Objective:
Return exactly the lines that run from the beginning through the line containing "NATURALES DE CICLO</div>", both included, and no others.
** Start of Dataset section **
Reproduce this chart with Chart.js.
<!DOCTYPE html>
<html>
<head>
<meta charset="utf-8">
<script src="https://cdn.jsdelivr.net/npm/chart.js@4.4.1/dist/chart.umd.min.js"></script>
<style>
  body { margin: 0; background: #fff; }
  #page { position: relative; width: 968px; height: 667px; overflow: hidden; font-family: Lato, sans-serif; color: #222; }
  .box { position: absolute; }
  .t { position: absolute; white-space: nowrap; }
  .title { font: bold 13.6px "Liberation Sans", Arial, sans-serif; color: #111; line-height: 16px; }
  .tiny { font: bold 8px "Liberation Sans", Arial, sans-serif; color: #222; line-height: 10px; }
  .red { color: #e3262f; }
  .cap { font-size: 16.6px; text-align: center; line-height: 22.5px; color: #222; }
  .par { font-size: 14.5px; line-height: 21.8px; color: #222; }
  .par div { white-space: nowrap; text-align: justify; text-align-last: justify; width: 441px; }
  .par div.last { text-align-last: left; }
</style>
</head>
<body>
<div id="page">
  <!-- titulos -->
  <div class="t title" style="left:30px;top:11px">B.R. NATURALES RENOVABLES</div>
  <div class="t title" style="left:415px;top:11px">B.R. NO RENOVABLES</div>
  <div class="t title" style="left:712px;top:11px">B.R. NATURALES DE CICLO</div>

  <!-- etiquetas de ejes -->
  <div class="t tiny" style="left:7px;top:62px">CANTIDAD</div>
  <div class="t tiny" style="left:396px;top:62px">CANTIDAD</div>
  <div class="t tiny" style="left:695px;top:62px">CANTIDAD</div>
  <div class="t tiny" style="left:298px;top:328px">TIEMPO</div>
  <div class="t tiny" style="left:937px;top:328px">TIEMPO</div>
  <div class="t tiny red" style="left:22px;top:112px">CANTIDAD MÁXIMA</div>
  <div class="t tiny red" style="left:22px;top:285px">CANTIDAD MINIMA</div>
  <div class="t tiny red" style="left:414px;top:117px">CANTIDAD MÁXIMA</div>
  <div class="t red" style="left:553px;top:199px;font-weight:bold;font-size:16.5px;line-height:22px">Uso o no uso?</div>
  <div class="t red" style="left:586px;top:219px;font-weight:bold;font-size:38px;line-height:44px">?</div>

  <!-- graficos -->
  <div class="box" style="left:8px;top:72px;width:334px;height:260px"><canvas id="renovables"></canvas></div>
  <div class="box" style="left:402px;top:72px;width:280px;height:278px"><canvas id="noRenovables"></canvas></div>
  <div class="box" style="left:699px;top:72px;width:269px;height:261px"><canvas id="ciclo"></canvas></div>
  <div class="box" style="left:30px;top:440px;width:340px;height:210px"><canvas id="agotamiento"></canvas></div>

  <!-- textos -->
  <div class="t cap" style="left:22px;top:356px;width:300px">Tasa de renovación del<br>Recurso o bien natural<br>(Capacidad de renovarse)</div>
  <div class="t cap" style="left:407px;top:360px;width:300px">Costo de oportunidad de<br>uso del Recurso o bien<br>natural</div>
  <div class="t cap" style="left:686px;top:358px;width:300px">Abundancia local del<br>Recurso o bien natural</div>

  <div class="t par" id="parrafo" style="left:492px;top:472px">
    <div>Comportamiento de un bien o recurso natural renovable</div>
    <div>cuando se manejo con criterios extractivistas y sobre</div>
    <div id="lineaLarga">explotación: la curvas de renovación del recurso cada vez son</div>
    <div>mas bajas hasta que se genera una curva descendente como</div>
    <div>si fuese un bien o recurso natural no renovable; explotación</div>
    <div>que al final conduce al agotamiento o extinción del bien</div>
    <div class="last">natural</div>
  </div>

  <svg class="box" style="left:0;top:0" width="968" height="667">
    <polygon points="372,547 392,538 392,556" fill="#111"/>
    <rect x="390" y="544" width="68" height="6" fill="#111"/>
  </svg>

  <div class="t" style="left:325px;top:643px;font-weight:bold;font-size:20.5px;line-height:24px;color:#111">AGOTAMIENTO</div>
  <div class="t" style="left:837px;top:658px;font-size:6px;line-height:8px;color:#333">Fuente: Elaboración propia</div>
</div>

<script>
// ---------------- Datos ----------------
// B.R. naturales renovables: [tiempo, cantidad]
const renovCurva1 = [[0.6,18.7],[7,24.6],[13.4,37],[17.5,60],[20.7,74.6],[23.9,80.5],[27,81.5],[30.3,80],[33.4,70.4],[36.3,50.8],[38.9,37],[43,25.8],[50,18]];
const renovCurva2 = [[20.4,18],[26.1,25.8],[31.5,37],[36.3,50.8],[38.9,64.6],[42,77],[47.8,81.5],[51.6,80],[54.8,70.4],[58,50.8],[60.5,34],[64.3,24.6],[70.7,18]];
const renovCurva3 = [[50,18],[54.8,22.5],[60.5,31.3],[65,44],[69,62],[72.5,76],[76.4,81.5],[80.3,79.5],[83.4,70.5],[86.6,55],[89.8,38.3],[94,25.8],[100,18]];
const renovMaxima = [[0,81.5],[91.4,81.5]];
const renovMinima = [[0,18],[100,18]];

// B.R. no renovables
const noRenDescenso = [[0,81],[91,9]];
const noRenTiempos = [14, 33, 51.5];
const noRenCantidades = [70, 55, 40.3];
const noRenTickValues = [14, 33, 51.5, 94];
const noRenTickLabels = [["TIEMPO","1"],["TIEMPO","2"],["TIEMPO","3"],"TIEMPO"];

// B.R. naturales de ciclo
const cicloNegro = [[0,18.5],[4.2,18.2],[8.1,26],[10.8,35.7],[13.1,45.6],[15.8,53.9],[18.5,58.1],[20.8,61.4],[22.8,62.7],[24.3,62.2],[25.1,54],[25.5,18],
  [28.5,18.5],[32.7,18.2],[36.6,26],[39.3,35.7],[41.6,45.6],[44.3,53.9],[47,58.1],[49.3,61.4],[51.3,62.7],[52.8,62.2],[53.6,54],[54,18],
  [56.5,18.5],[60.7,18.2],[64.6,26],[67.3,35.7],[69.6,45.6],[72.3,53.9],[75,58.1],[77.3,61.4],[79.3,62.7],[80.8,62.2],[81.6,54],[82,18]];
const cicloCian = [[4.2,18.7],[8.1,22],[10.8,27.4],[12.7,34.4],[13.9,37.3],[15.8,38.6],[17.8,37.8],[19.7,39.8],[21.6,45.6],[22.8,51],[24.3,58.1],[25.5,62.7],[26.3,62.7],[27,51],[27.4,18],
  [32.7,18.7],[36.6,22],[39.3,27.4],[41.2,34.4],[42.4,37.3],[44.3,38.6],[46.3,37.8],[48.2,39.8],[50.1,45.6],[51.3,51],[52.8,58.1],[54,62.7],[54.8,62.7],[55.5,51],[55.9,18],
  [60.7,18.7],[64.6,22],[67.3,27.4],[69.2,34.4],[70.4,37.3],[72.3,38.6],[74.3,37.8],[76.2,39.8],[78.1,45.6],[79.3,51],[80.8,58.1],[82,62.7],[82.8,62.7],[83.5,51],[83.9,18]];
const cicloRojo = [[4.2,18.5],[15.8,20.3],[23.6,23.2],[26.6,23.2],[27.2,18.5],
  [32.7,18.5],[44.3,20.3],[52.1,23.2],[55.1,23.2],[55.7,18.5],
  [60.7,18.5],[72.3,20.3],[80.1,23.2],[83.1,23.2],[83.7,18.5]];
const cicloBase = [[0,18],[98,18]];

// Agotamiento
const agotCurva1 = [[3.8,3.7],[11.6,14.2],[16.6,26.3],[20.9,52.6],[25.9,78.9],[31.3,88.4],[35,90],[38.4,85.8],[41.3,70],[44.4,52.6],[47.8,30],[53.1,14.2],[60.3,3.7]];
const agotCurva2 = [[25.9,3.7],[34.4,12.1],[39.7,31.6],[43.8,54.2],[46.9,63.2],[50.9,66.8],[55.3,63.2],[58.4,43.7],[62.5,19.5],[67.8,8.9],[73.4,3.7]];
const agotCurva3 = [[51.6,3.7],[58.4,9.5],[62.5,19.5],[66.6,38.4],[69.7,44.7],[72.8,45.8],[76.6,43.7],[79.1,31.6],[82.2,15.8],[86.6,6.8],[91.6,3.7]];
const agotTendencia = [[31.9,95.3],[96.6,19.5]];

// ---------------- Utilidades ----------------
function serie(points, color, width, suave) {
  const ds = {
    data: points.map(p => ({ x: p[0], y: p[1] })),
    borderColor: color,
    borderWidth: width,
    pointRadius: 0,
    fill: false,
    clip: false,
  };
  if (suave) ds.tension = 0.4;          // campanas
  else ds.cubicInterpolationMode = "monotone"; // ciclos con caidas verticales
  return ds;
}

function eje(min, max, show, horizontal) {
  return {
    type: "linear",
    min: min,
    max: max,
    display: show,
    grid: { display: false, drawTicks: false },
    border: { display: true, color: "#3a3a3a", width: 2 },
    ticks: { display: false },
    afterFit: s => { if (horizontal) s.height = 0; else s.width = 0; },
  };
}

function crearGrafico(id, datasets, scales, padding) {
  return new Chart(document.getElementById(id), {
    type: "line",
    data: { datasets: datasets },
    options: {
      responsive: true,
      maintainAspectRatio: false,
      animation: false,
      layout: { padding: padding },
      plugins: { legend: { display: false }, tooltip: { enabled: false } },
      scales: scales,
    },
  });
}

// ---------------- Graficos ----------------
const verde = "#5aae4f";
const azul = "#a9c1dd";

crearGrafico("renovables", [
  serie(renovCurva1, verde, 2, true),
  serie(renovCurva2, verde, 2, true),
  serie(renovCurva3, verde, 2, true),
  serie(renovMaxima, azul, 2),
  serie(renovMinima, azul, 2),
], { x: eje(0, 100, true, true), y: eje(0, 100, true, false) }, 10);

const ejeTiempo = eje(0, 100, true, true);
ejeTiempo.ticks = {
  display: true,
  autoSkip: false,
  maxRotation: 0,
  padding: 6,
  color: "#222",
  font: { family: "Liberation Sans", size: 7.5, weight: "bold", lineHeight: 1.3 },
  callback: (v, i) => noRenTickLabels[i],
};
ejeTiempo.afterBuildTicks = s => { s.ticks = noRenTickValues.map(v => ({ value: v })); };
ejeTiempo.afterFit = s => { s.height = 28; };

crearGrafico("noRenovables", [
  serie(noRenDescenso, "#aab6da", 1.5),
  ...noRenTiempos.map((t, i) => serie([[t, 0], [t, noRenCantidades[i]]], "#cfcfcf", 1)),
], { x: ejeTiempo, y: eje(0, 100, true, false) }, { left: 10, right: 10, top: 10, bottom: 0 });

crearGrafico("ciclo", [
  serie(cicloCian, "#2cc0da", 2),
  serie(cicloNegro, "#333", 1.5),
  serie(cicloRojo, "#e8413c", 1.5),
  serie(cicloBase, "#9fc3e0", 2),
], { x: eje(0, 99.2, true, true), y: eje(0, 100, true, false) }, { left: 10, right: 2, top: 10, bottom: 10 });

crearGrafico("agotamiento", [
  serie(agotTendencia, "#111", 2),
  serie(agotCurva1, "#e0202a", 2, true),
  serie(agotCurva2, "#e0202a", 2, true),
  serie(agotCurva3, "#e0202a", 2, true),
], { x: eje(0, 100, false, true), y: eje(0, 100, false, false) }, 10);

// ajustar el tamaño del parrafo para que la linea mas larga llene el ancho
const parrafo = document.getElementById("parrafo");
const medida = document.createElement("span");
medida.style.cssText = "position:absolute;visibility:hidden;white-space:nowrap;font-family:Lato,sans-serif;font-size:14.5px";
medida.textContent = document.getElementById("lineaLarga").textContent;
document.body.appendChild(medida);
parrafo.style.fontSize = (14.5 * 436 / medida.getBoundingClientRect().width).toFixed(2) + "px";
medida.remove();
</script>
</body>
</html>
** End of Dataset section **
Result of this exercise:
Reproduce this chart with Chart.js.
<!DOCTYPE html>
<html>
<head>
<meta charset="utf-8">
<script src="https://cdn.jsdelivr.net/npm/chart.js@4.4.1/dist/chart.umd.min.js"></script>
<style>
  body { margin: 0; background: #fff; }
  #page { position: relative; width: 968px; height: 667px; overflow: hidden; font-family: Lato, sans-serif; color: #222; }
  .box { position: absolute; }
  .t { position: absolute; white-space: nowrap; }
  .title { font: bold 13.6px "Liberation Sans", Arial, sans-serif; color: #111; line-height: 16px; }
  .tiny { font: bold 8px "Liberation Sans", Arial, sans-serif; color: #222; line-height: 10px; }
  .red { color: #e3262f; }
  .cap { font-size: 16.6px; text-align: center; line-height: 22.5px; color: #222; }
  .par { font-size: 14.5px; line-height: 21.8px; color: #222; }
  .par div { white-space: nowrap; text-align: justify; text-align-last: justify; width: 441px; }
  .par div.last { text-align-last: left; }
</style>
</head>
<body>
<div id="page">
  <!-- titulos -->
  <div class="t title" style="left:30px;top:11px">B.R. NATURALES RENOVABLES</div>
  <div class="t title" style="left:415px;top:11px">B.R. NO RENOVABLES</div>
  <div class="t title" style="left:712px;top:11px">B.R. NATURALES DE CICLO</div>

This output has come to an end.